すえ

永遠に君を愛すのすえのレビュー・感想・評価

永遠に君を愛す(2009年製作の映画)
3.5
記録

これが『PASSION』を撮ってしまった後だからなぁ、やりたいことが上手く脚本と噛み合ってないんじゃないかと思ってしまう、作家性がキチンと発揮されていない。何もアカデミックな作風だけが良いとは言わないが、濱口竜介はその方が作家性が出現するんじゃないか。今作はどうしても俗っぽさが強く、纏まっていない印象。
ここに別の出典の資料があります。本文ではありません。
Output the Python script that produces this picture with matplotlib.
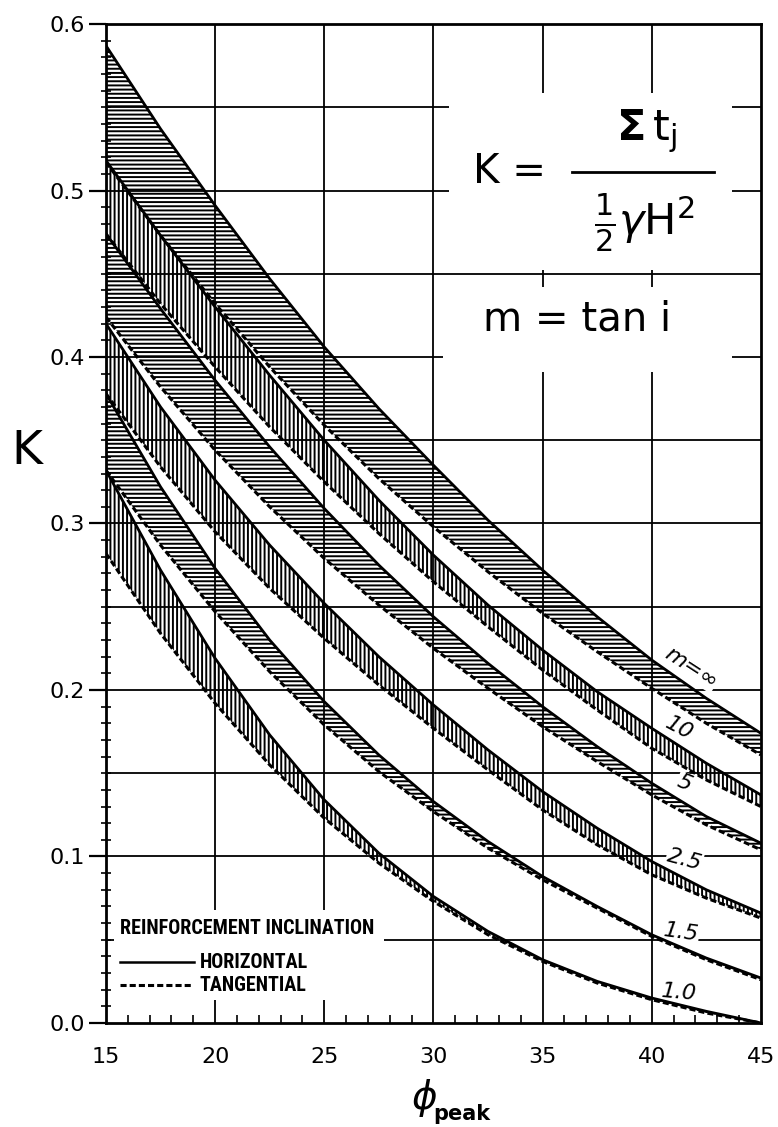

彼はコミュニケーション、広義に解釈するところの愛、それにおける階層構造の可視化を試み、それを会話や視線、それを内包するショットで語る。今作においてはその階層秩序に包含される嘘の露呈、その真実が逆転する瞬間のインパクトが弱い。

濱口竜介と乗り物との相性はやっぱり抜群に良い、とても良い撮り方をする。乗り物の振動が被写体を、キャメラを震わせる、その視覚的な不安定。
また、人間関係の不安定性は徐々に安定していく音楽と対照的に増していく。セッションでより通じ合ってゆくバンドが、河井青葉と岡部尚のふたりと対比的に描かれるのは良かった。

やはり重要なところでの視線は分かりやすく示される、視線は一致せず心は通い合わない。誓いの場面でも中々視線は合わない上、ヴェールという物理的な壁に遮られ気持ちのズレが現れる。コミュニケーションの不可能性は濱口作品において常についてまわるんじゃないか。

そして、タイトルがとても秀逸だと思う。なぜ【永遠に君を愛す“る”】ではなく、【永遠に君を愛す】なのか。ただただニュアンスの違いだろうが、そこには感情の源流の相違があると思う。【愛する】は自発的な感情のようだが、【愛す】だとそこに外的要因による義務感のようなニュアンスが生まれてる気がしないか。

なぜ“not the end”なのかは定かではないが、ラングの『死刑執行人もまた死す』やんけ!と思った、です。